The mother and daughter are proud to be first-generation graduates. They relied on each other throughout their college experience.

“It’s so cool, graduating as mother and daughter,” said McCumber, who is graduating with honors. “We’ve both had our own individual struggles.”

A single mom at 17, McCumber struggled to support her family. She didn’t graduate from high school and waited until she was 42 before she was able to begin college.

McCumber overcame dyslexic learning difficulties as she tackled one class after another.

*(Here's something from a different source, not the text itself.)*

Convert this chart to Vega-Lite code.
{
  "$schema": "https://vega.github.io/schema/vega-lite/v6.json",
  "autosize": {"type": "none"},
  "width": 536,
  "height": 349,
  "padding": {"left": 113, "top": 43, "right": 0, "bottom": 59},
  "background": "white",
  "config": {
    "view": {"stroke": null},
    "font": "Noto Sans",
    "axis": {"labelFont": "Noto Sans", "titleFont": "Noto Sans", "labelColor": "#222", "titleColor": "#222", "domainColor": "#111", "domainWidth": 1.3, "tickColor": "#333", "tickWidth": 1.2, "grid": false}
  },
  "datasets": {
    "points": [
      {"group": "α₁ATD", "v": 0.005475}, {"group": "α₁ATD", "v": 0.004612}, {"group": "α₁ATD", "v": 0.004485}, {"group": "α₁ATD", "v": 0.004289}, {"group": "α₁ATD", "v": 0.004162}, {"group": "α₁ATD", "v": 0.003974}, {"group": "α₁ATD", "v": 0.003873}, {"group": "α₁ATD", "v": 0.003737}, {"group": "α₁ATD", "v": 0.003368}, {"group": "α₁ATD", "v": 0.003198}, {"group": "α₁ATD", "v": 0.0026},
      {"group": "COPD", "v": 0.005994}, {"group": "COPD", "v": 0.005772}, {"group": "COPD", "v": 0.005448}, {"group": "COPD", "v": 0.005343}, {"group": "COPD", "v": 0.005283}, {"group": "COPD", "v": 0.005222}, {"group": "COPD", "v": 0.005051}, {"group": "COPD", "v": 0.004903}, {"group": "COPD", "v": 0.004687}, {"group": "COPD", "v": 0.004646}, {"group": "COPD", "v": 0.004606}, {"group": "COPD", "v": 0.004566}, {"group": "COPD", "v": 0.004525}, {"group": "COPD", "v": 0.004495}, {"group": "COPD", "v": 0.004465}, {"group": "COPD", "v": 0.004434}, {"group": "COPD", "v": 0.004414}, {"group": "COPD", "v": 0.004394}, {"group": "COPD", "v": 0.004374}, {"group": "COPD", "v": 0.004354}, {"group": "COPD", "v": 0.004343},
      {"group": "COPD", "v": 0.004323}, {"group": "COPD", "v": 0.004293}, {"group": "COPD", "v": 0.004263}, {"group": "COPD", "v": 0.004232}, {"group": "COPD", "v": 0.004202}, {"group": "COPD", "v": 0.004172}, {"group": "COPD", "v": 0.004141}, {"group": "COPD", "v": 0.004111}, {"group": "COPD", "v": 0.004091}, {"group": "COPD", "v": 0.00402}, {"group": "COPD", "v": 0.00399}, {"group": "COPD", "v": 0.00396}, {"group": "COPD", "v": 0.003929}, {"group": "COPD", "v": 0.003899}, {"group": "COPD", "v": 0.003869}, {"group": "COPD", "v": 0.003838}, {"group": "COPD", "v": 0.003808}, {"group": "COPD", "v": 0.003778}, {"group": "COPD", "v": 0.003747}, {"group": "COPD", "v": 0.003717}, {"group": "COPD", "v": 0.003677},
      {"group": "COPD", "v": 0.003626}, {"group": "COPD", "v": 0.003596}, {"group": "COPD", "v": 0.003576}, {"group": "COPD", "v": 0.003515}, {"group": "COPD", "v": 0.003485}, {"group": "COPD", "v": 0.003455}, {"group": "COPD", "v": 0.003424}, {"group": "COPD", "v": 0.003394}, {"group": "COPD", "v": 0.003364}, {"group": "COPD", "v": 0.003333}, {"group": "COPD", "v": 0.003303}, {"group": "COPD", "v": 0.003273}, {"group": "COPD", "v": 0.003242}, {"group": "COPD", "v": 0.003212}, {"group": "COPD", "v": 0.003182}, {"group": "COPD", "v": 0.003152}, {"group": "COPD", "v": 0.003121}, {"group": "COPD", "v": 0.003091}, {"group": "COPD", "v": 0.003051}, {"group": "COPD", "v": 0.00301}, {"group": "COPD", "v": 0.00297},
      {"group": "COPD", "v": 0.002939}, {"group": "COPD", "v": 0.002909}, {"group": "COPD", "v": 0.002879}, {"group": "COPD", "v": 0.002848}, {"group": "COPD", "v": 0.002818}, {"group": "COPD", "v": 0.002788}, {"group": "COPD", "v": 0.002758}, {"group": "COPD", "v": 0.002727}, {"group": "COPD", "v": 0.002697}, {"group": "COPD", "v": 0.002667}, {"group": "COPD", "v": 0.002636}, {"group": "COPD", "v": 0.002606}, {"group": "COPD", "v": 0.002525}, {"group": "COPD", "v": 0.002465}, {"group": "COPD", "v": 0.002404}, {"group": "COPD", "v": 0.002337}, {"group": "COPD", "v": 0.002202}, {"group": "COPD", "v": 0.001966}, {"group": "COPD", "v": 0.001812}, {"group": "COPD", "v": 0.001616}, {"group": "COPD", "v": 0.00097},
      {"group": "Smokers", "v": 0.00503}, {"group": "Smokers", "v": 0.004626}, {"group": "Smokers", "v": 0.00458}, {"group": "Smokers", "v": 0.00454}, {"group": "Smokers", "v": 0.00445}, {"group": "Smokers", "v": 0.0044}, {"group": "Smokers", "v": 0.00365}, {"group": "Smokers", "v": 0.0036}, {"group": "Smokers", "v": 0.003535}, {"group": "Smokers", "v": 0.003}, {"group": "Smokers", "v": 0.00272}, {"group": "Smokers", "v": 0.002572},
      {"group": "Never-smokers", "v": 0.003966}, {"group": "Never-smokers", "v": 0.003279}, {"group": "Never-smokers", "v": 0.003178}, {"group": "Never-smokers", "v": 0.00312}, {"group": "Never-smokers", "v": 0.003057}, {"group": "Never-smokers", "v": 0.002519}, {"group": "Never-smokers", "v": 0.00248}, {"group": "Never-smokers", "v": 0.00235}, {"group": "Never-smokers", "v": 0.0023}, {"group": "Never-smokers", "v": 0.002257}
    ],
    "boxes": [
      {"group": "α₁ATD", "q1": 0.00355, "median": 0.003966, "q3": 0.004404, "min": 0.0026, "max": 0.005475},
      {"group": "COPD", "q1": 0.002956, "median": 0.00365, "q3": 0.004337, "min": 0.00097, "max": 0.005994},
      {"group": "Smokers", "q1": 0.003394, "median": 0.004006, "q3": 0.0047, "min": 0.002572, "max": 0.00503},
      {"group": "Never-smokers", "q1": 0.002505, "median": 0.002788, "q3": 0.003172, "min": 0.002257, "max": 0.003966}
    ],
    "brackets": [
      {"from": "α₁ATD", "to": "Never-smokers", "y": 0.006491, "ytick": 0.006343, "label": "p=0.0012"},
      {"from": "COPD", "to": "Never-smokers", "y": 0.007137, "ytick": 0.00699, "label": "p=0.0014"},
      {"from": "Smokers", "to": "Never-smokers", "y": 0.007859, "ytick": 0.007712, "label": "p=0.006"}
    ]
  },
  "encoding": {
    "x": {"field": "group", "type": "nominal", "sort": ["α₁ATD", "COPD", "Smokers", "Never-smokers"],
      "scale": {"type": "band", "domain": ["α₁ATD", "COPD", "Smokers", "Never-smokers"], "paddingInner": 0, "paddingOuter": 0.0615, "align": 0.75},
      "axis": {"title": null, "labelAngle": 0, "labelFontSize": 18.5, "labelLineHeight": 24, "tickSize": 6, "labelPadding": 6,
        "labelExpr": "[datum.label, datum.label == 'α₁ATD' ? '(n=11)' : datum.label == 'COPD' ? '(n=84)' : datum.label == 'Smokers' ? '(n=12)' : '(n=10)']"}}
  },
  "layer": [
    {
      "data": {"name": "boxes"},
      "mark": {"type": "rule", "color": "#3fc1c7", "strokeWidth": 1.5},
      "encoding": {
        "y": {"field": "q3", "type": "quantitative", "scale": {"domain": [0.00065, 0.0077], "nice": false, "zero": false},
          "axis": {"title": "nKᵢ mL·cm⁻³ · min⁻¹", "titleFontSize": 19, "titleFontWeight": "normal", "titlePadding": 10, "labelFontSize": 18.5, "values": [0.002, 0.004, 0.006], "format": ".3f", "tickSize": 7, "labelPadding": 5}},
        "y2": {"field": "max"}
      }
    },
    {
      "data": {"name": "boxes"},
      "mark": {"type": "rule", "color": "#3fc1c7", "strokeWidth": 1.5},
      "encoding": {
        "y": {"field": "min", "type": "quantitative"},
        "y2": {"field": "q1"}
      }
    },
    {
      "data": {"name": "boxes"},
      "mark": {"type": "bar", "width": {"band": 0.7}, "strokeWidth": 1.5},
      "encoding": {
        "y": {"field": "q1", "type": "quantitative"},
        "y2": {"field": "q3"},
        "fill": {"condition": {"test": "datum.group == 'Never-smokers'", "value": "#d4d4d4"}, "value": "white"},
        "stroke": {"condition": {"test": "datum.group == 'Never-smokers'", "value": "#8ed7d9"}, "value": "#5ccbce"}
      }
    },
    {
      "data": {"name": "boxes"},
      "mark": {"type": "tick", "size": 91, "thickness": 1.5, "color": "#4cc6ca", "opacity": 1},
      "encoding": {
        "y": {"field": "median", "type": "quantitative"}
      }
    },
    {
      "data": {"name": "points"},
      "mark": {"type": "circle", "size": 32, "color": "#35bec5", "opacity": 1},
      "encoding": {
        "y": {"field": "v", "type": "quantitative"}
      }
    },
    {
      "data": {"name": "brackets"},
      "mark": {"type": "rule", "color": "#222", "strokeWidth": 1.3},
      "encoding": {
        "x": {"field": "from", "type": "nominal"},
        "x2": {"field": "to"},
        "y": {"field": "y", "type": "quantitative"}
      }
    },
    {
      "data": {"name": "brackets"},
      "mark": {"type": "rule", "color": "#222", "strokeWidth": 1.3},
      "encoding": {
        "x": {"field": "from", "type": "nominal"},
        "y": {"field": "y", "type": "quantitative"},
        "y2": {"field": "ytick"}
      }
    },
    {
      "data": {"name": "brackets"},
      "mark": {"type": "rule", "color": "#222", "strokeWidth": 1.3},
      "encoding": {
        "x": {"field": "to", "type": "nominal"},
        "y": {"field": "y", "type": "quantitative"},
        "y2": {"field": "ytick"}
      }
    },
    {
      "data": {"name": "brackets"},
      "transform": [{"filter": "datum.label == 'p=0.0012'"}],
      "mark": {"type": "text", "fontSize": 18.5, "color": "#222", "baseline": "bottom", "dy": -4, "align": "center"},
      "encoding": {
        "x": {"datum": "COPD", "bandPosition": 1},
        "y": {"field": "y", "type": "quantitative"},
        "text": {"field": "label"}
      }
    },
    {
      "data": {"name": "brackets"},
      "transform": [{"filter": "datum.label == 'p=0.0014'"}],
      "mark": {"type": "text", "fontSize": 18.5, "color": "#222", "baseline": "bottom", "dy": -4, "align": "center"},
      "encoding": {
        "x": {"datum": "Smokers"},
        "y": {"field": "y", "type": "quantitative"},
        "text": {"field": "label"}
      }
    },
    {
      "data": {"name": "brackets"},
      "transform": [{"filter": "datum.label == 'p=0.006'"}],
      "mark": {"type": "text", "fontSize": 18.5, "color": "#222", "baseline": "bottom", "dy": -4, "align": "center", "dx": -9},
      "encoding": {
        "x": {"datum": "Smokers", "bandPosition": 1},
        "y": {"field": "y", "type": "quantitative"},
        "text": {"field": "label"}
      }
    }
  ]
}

“Math tutoring really helped me,” she said. “Often the number 13 turns into 31. The instructors, every single one, were very understanding and genuine. In my experience, most teachers don’t care, but at MCC, they really want you to succeed. They didn’t make me feel not smart enough. That speaks volumes.”

McCumber said one particular instructor, Fred Forney, stood out.

“I took a beginner’s music class from him,” she said. “I almost quit, but I gave him a chance and he turned out to be the most helpful, genuine person I’ve ever met. He taught me how to study and we worked through my learning difficulties. Any time I saw him it made me think that it was what was meant to be.”

McCumber is pursuing a degree and career in American Sign Language. She currently works for a homebuilder and would like to move up in the company and help deaf people build their homes.

Cowan said she also had a great experience at MCC, taking advantage of tutoring and many other resources as she worked full time, took classes and cared for her three-year-old son.

“I feel like 95 percent of my instructors were very understanding and adaptable,” she said. “I so appreciated that.”

Cowan will be transferring to Grand Canyon University to earn a bachelor’s degree in business. She’d like to open her own catering business.

Both agree that in addition to terrific teachers, they had fantastic classmates as well.

“I was often the oldest student in the class,” said McCumber, who lives in Queen Creek. “I became the mother figure; I did study groups at my home. I loved my classmates, and they shared the things they knew with me as well.”

McCumber said she is so pleased her daughter has completed her degree and will continue her education.

“She didn’t graduate from high school, she’s a single mother and now she is graduating from college,” McCumber said. “I’m just so proud of her.”

Cowan said she feels the same way.

“I’m so very proud of my mother as well,” she said.